それが月表示になると、作業が月単位になり、結果として、ドライバーの拘束時間が削減されます。食品ロスの削減だけでなく、物流の働き方改革につながっているのです。月表示への変更をさらに進めていくことも、持続可能なサプライチェーンの在り方を考える上で重要でしょう。
業務における問題の多くは、複数の部署が関わらないと解決しません。カルビーグループでは、会社や部門をまたいだ横断型プロジェクト体制を敷いています。たとえば、パッケージを見直すのであれば、商品、R&D、工場の製造、包装機などの各担当者がチームを組みます。こうした連携をより強め、持続可能なサプライチェーンの構築に向けて取り組んでいます。
コロナ禍でも創業当時と変わらない思いで課題解決に取り組む
――2020年のコロナ禍を受け、新たに見えてきた課題はあるでしょうか。また、今後の展望なども合わせてお聞かせください。
松元:製造過程に関しては変わりませんが、従業員に対して安心・安全に働ける環境を提供する重要性をあらためて痛感しています。商品を製造し、供給することはカルビーの使命です。新型コロナウイルスの感染拡大に限らず、台風や大雨など、毎年のように災害は起きています。社内だけでなく、物流会社、取引先とも知識や情報を共有しながら、ドライバーがカルビーの商品を常に安心・安全に運べるよう、災害時の基準も策定し、運用する必要があるでしょう。
さらに、受注システムの100%オンライン化、ペーパーレス化も課題です。現在、お客様からの注文は、EDI(Electronic Data Interchange:電子データ交換)が95%を占めますが、残りの5%はいまだにファックス受注などです。
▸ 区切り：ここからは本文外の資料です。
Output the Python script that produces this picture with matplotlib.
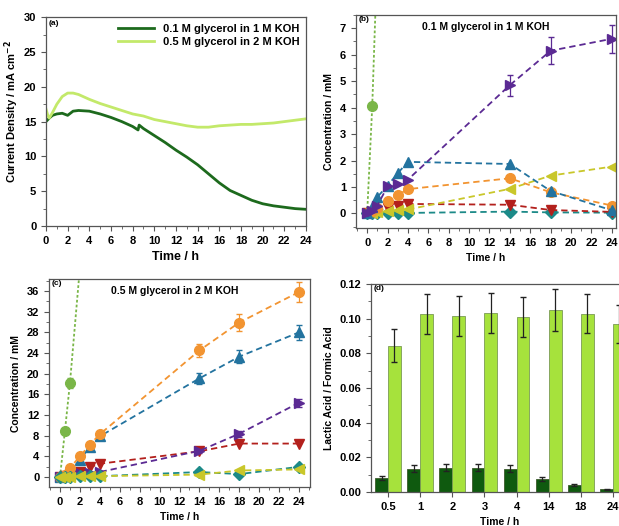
import matplotlib

matplotlib.use("Agg")
import matplotlib.pyplot as plt
import numpy as np
from matplotlib.ticker import FormatStrFormatter, MultipleLocator

plt.rcParams["font.family"] = ["Liberation Sans", "DejaVu Sans"]
plt.rcParams["font.weight"] = "bold"
plt.rcParams["axes.labelweight"] = "bold"

# ---- (a) chronoamperometry ----
ta = [0, 0.3, 0.6, 1, 1.5, 2, 2.5, 3, 4, 5, 6, 7, 8, 8.5, 8.6, 9, 10, 11, 12, 13,
      14, 15, 16, 17, 18, 19, 20, 21, 22, 23, 24]
ja_low = [15.0, 15.5, 15.9, 16.1, 16.2, 15.9, 16.5, 16.6, 16.5, 16.1, 15.6, 15.0, 14.3,
          13.8, 14.5, 14.0, 13.0, 12.0, 10.9, 9.9, 8.8, 7.5, 6.2, 5.1, 4.4, 3.7, 3.2,
          2.9, 2.7, 2.5, 2.4]
ta_high = [0, 0.15, 0.3, 0.6, 1, 1.5, 2, 2.5, 3, 4, 5, 6, 7, 8, 9, 10, 11, 12, 13, 14,
           15, 16, 17, 18, 19, 20, 21, 22, 23, 24]
ja_high = [16.8, 16.0, 15.5, 16.3, 17.5, 18.6, 19.1, 19.1, 18.9, 18.2, 17.6, 17.1, 16.6,
           16.1, 15.8, 15.3, 15.0, 14.7, 14.4, 14.2, 14.2, 14.4, 14.5, 14.6, 14.6, 14.7,
           14.8, 15.0, 15.2, 15.4]

# ---- (b) 0.1 M glycerol in 1 M KOH ----
tb = [0, 0.5, 1, 2, 3, 4, 14, 18, 24]
b_purple = [0, 0.1, 0.3, 1.02, 1.12, 1.28, 4.85, 6.15, 6.6]
b_purple_err = [0, 0, 0, 0, 0, 0, 0.4, 0.5, 0.52]
b_blue = [0, 0.25, 0.62, 1.05, 1.52, 1.95, 1.87, 0.85, 0.12]
b_orange = [0, 0.1, 0.22, 0.46, 0.7, 0.92, 1.33, 0.8, 0.3]
b_yellow = [0, 0.03, 0.05, 0.08, 0.12, 0.15, 0.93, 1.43, 1.77]
b_red = [0, 0.05, 0.1, 0.2, 0.28, 0.36, 0.33, 0.13, 0.06]
b_teal = [0, 0.0, 0.0, 0.01, 0.02, 0.02, 0.07, 0.04, 0.03]
tb_green = [0, 0.5, 1]
b_green = [0, 4.05, 9.8]

# ---- (c) 0.5 M glycerol in 2 M KOH ----
tc = [0, 0.5, 1, 2, 3, 4, 14, 18, 24]
c_orange = [0, 0.5, 1.8, 4.0, 6.3, 8.3, 24.5, 29.9, 35.8]
c_orange_err = [0, 0, 0.5, 0.5, 0.5, 0.5, 1.3, 1.6, 2.0]
c_blue = [0, 0.3, 1.2, 3.3, 5.9, 7.9, 19.1, 23.3, 28.0]
c_blue_err = [0, 0, 0.3, 0.4, 0.4, 0.4, 1.0, 1.3, 1.5]
c_purple = [0, 0.2, 0.6, 0.8, 0.9, 1.0, 5.1, 8.4, 14.4]
c_purple_err = [0, 0, 0, 0, 0, 0, 0.5, 0.6, 0.8]
c_red = [0, 0.2, 0.5, 1.0, 1.9, 2.6, 5.0, 6.5, 6.5]
c_teal = [0, 0.05, 0.1, 0.15, 0.2, 0.2, 1.0, 0.6, 2.0]
c_yellow = [0, 0.05, 0.1, 0.15, 0.2, 0.2, 0.5, 1.3, 1.5]
tc_green = [0, 0.5, 1, 2]
c_green = [0, 9.0, 18.2, 40.5]
c_green_err = [0, 0.6, 1.0, 0]

# ---- (d) lactic / formic ratio ----
d_labels = ["0.5", "1", "2", "3", "4", "14", "18", "24"]
d_low = [0.008, 0.0135, 0.014, 0.014, 0.0135, 0.0075, 0.004, 0.0015]
d_low_err = [0.001, 0.002, 0.002, 0.002, 0.002, 0.001, 0.0008, 0.0005]
d_high = [0.0845, 0.1025, 0.1015, 0.1035, 0.101, 0.105, 0.103, 0.097]
d_high_err = [0.0095, 0.0115, 0.0115, 0.0115, 0.0115, 0.012, 0.0115, 0.011]

DARK = "#1d6a1d"
LIGHT = "#c3e96a"
GREEN = "#7ab648"
ORANGE = "#f29431"
BLUE = "#23739f"
PURPLE = "#5b2a93"
RED = "#b3201c"
TEAL = "#1c8a88"
YELLOW = "#c9c72a"
SPINE = "#555555"


def style(ax, fs):
    for s in ax.spines.values():
        s.set_color(SPINE)
        s.set_linewidth(0.9)
    ax.tick_params(which="both", direction="out", top=False, right=False,
                   labelsize=fs, color=SPINE)
    ax.tick_params(which="major", length=3.5)
    ax.tick_params(which="minor", length=2)
    for lab in ax.get_xticklabels() + ax.get_yticklabels():
        lab.set_fontweight("bold")


def series(ax, t, y, color, marker, err=None, ls=(0, (3.5, 2.2)), ms=7):
    ax.errorbar(t, y, yerr=err, color=color, marker=marker, ms=ms, lw=1.3,
                ls=ls, capsize=2, elinewidth=0.9, mec=color)


fig = plt.figure(figsize=(6.19, 5.26), dpi=100)

# (a)
ax = fig.add_axes([0.0743, 0.5703, 0.420, 0.397])
ax.plot(ta, ja_low, color=DARK, lw=2.0, label="0.1 M glycerol in 1 M KOH")
ax.plot(ta_high, ja_high, color=LIGHT, lw=2.0, label="0.5 M glycerol in 2 M KOH")
ax.set_xlim(0, 24)
ax.set_ylim(0, 30)
ax.xaxis.set_major_locator(MultipleLocator(2))
ax.xaxis.set_minor_locator(MultipleLocator(1))
ax.yaxis.set_major_locator(MultipleLocator(5))
ax.yaxis.set_minor_locator(MultipleLocator(2.5))
ax.set_xlabel("Time / h", fontsize=9)
ax.set_ylabel("Current Density / mA cm$^{\\mathbf{-2}}$", fontsize=8)
ax.yaxis.set_label_coords(-0.095, 0.55)
ax.legend(loc="upper right", frameon=False, handlelength=3.2,
          borderaxespad=0.2, labelspacing=0.3, prop={"weight": "bold", "size": 8})
ax.text(0.01, 0.985, "(a)", transform=ax.transAxes, fontsize=6, va="top")
style(ax, 8)

# (b)
ax = fig.add_axes([0.575, 0.5665, 0.420, 0.405])
series(ax, tb_green, b_green, GREEN, "o", ls=(0, (1.5, 1.2)))
series(ax, tb, b_teal, TEAL, "D", ms=6)
series(ax, tb, b_red, RED, "v")
series(ax, tb, b_yellow, YELLOW, "<")
series(ax, tb, b_orange, ORANGE, "o")
series(ax, tb, b_blue, BLUE, "^")
series(ax, tb, b_purple, PURPLE, ">", err=b_purple_err)
ax.set_xlim(-1.1, 24.4)
ax.set_ylim(-0.55, 7.5)
ax.xaxis.set_major_locator(MultipleLocator(2))
ax.xaxis.set_minor_locator(MultipleLocator(1))
ax.yaxis.set_major_locator(MultipleLocator(1))
ax.yaxis.set_minor_locator(MultipleLocator(0.5))
ax.set_xlabel("Time / h", fontsize=7.5)
ax.set_ylabel("Concentration / mM", fontsize=7.5)
ax.text(0.01, 0.995, "(b)", transform=ax.transAxes, fontsize=6, va="top")
ax.text(0.5, 0.965, "0.1 M glycerol in 1 M KOH", transform=ax.transAxes,
        fontsize=7.5, va="top", ha="center")
style(ax, 8)

# (c)
ax = fig.add_axes([0.0792, 0.0741, 0.4216, 0.3954])
series(ax, tc_green, c_green, GREEN, "o", err=c_green_err, ls=(0, (1.5, 1.2)))
series(ax, tc, c_red, RED, "v")
series(ax, tc, c_purple, PURPLE, ">", err=c_purple_err)
series(ax, tc, c_blue, BLUE, "^", err=c_blue_err)
series(ax, tc, c_orange, ORANGE, "o", err=c_orange_err)
series(ax, tc, c_teal, TEAL, "D", ms=6)
series(ax, tc, c_yellow, YELLOW, "<")
ax.set_xlim(-1.1, 25.1)
ax.set_ylim(-1.9, 38.3)
ax.xaxis.set_major_locator(MultipleLocator(2))
ax.xaxis.set_minor_locator(MultipleLocator(1))
ax.yaxis.set_major_locator(MultipleLocator(4))
ax.yaxis.set_minor_locator(MultipleLocator(2))
ax.set_xlabel("Time / h", fontsize=7.5)
ax.set_ylabel("Concentration / mM", fontsize=7.5)
ax.text(0.01, 0.995, "(c)", transform=ax.transAxes, fontsize=6, va="top")
ax.text(0.48, 0.965, "0.5 M glycerol in 2 M KOH", transform=ax.transAxes,
        fontsize=7.5, va="top", ha="center")
style(ax, 8)

# (d)
ax = fig.add_axes([0.5994, 0.0646, 0.4168, 0.3954])
x = np.arange(len(d_labels))
ax.bar(x - 0.2, d_low, 0.4, yerr=d_low_err, color="#0f5a0f", edgecolor="#3b5a2b",
       lw=0.6, capsize=2, error_kw={"elinewidth": 0.9, "ecolor": "#222222"})
ax.bar(x + 0.2, d_high, 0.4, yerr=d_high_err, color="#a6e23c", edgecolor="#7a9a55",
       lw=0.6, capsize=2, error_kw={"elinewidth": 0.9, "ecolor": "#222222"})
ax.set_xlim(-0.53, 7.5)
ax.set_ylim(0, 0.12)
ax.set_xticks(x)
ax.set_xticklabels(d_labels)
ax.yaxis.set_major_locator(MultipleLocator(0.02))
ax.yaxis.set_minor_locator(MultipleLocator(0.01))
ax.yaxis.set_major_formatter(FormatStrFormatter("%.2f"))
ax.set_xlabel("Time / h", fontsize=7.5)
ax.set_ylabel("Lactic Acid / Formic Acid", fontsize=7.5)
ax.text(0.01, 0.995, "(d)", transform=ax.transAxes, fontsize=6, va="top")
style(ax, 8)

fig.savefig("out.png", dpi=100)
今回の危機で、対人接触を伴わない方法が求められるようになったこともあり、以前にも増して解決すべき課題としての認識を強く持ちました。
松元:カルビーは、本来は酸化しやすい、油を使った菓子の出来立てのおいしさを届けたいという創業当時と同じ思いで、これまでQC活動(Quality Control:品質管理)や全部門でロス・ゼロ達成を目指す TPM(トータルプロダクティブマネジメント)活動などの改善活動を行ってきました。「SCM改革」と大上段に構えるまでもなく、生産、販売、物流の連携や、店頭を起点とした改革を続けてきたということです。
昨今、問題となっているドライバー不足への対応など、時代とともに取り組むべき問題は変わりますが、基本姿勢は変わりません。カルビーの方向性や方針を踏まえながら、これからも、関係部署や取引先と課題を共有し、一緒に解決しながら一歩ずつ進んでいこうと考えています。